The new QB might be awesome, but he’s untested.

Bama’s quarterback last year, Mac Jones, put up some of the best numbers in college football history while guiding the Tide to an undefeated national championship season. Jones plays for the New England Patriots now, and his replacement is a five-star “freshman,” Bryce Young, who was also a freshman last year. (Remember that free year of eligibility.) Young is supposed to be excellent; he was the No. 1 dual-threat QB and No. 2 overall player in the class of 2020.

But you never know until a QB actually puts it all together on the field, and Young hasn’t done that yet. He didn’t get much of a chance to do it as Jones’ backup, but then again, he wasn’t dazzling in the reps he did get in 2020. In seven appearances, generally in mop-up duty during blowout wins, Jones completed 13 of 22 passes for 7.1 yards per attempt, one touchdown, and no interceptions. He was solid, but he didn’t break the doors down and didn’t show anything in the run game. Without much time on the field, it’s hard to judge how he’ll turn out. Young might win a Heisman this year; he might be just OK.

Young and the rest of the Bama offense also lost their coordinator, Steve Sarkisian, who left to take the head coaching job at Texas. Sarkisian had the benefit of the most talented players in the country, but he did win the Broyles Award (given to the nation’s top assistant coach) and he did do a good job putting those players in a position to succeed. Now he’s gone, replaced by former Houston Texans and Penn State coach Bill O’Brien. That change could also have negative effects.

The schedule might have a few more threats than normal.

Last year, nobody in the SEC put a real scare into Bama. Only one team played the Tide relatively close—Florida in the SEC Championship Game—but that game was not as close as the 52–46 final score indicated. The Tide held the Gators at arm’s length all night.

This year’s schedule has some landmines, though. The Tide should beat Miami comfortably in Week 1, but the Hurricanes have one of the best QBs in the country in D’Eriq King. The Tide should win road games against Florida in Week 3 and Texas A&M in Week 6, but both the Gators and the Aggies should be competitive this year, and there are few easy road wins against national title contenders, which many people think A&M will be in 2021. The late season brings a meeting with LSU, which should be a better team now that it has a new defensive coordinator, and a trip to Auburn, which has beaten Bama in three of its last four tries at home.

That’s five games that don’t look like cakewalks.

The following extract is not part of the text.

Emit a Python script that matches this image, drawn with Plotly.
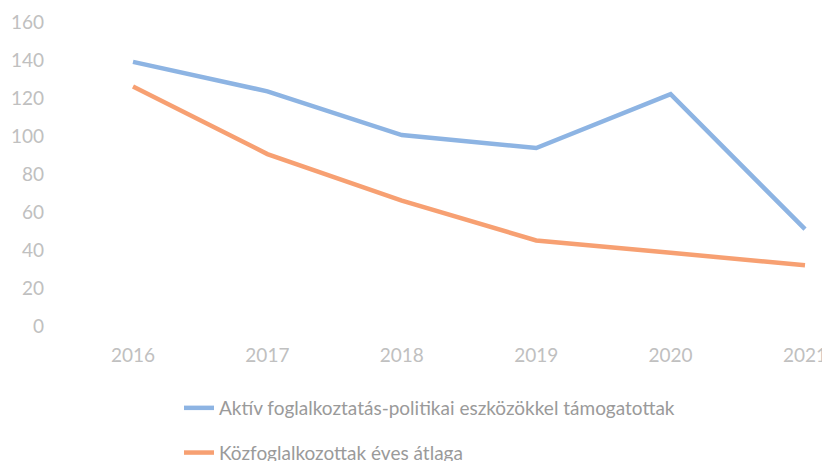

Bama will of course not lose all of them, but even losing two would constitute a step back for Saban’s program.

Any time we talk about Alabama “having a down year,” we take a lot of risks.

Every reason to doubt the Tide comes with a reason to think they’ll be just fine.

  • They lost six first-rounders from last year’s team? Great. They lost four the year before and went undefeated anyway. It helps to always recruit the best players.
  • They have five potentially difficult games on the schedule? Cool. Right now, they’re slated to be favored in each of them.
  • They’ll have to swap out their starting QB, their starting running back, and their two best receivers? Fine. They do that at most every two years now, and it hasn’t bothered them much yet.
  • They don’t have Sarkisian, their star offensive coordinator? Whatever. Saban’s assistants always get head coaching jobs, and he always replaces them and then beats them.
  • The offense is depleted? OK. The defense isn’t, with most key talent returning alongside coordinator Pete Golding. Good luck scoring a lot of points on this team.

All of that is fair. But if you look at Alabama in the right light—or the wrong light, depending on your perspective—you can find a sliver of a reason to believe they’ll lose multiple games in 2021. That is what the Crimson Tide have reduced everyone else in college football to: a state of constantly searching high and low for the smallest glitch in the machine, hoping a little flaw might somehow unravel the entire juggernaut. That won’t happen, and the Tide will continue living in others’ heads nationwide. But in 2021, maybe they’ll have to settle for only being better than 124 or so of the 130 FBS teams. That’ll show ’em.